The movie has a lot of action and a large amount of blood and a decent amount of gore. Seriously, the movie should have just been called “Blood Vomit”. There are multiple scenes of entrails being ripped apart, and while it is gory, it's nothing you haven't seen before. The makeup for the zombies looks decent and there is good usage of prosthetics. For being a maximum security prison, there aren't a lot of guards in the movie. Hell, there's not that many prisoners. The movie has a habit of introducing unimportant characters in the middle of the movie without much explanation or forethought. Writer Mike Watt crams in different types of people who would be in a prison, like a woman visiting her man for a conjugal visit or a mother with two children visiting their father, just to kill them. That's all fine and good, but why do they just randomly pop up in the middle of the movie? It would have been better if they were introduced earlier and then we check in on them later on. By having them show up halfway through the movie, it kills the momentum and forces the audience to say “Wait.
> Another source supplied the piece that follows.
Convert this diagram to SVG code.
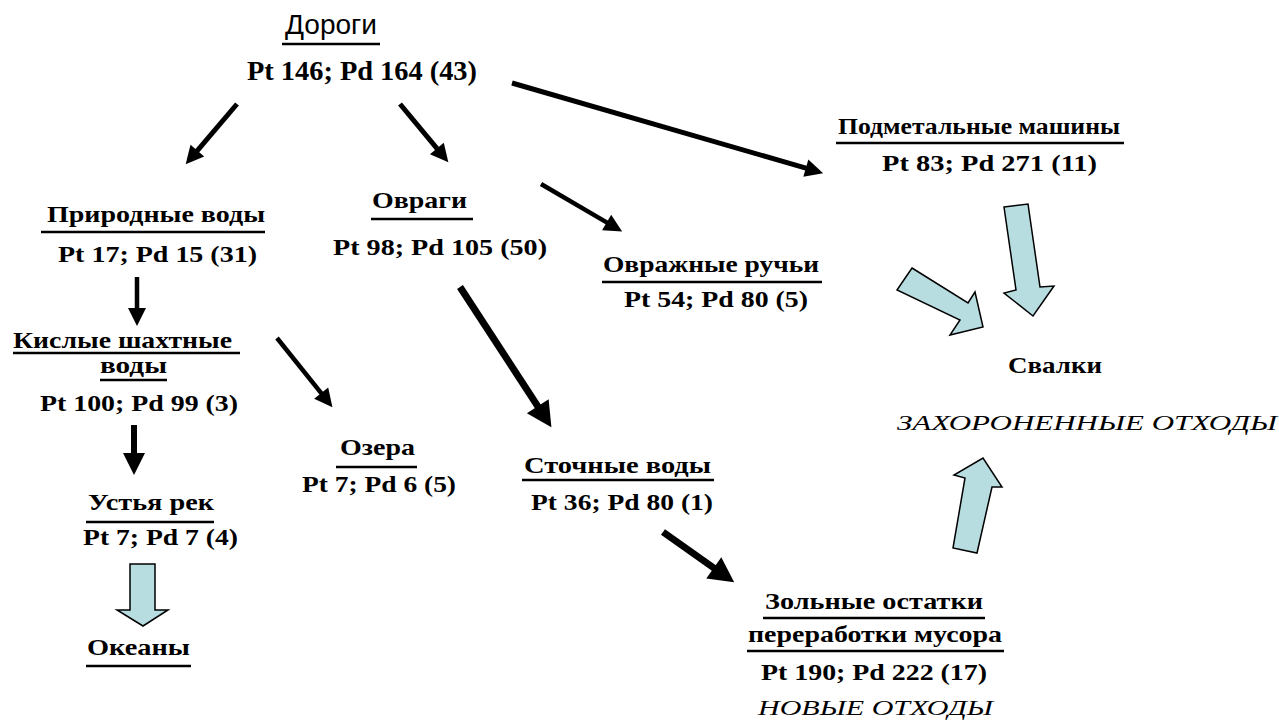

Who the hell is that?” The direction is fine, though certain scenes are a little too dark and make it difficult to see.
"Not on the first date!"
Dead Men Walking is a fun idea for a zombie movie. Unfortunately, that idea the best part of the film as the story goes nowhere and the acting leaves something to be desired. The movie does have a lot action and the zombies look decent. There is a lot of vomiting, so if you're sensitive to that, you may not want to eat before watching. Dead Men Walking is better than other movies by The Asylum, but that's not saying much. It has it's moments and if you're looking for a basic zombie movie, you could do worse. If you're looking for things like story, character development, or good acting, you should pass on Dead Men Walking.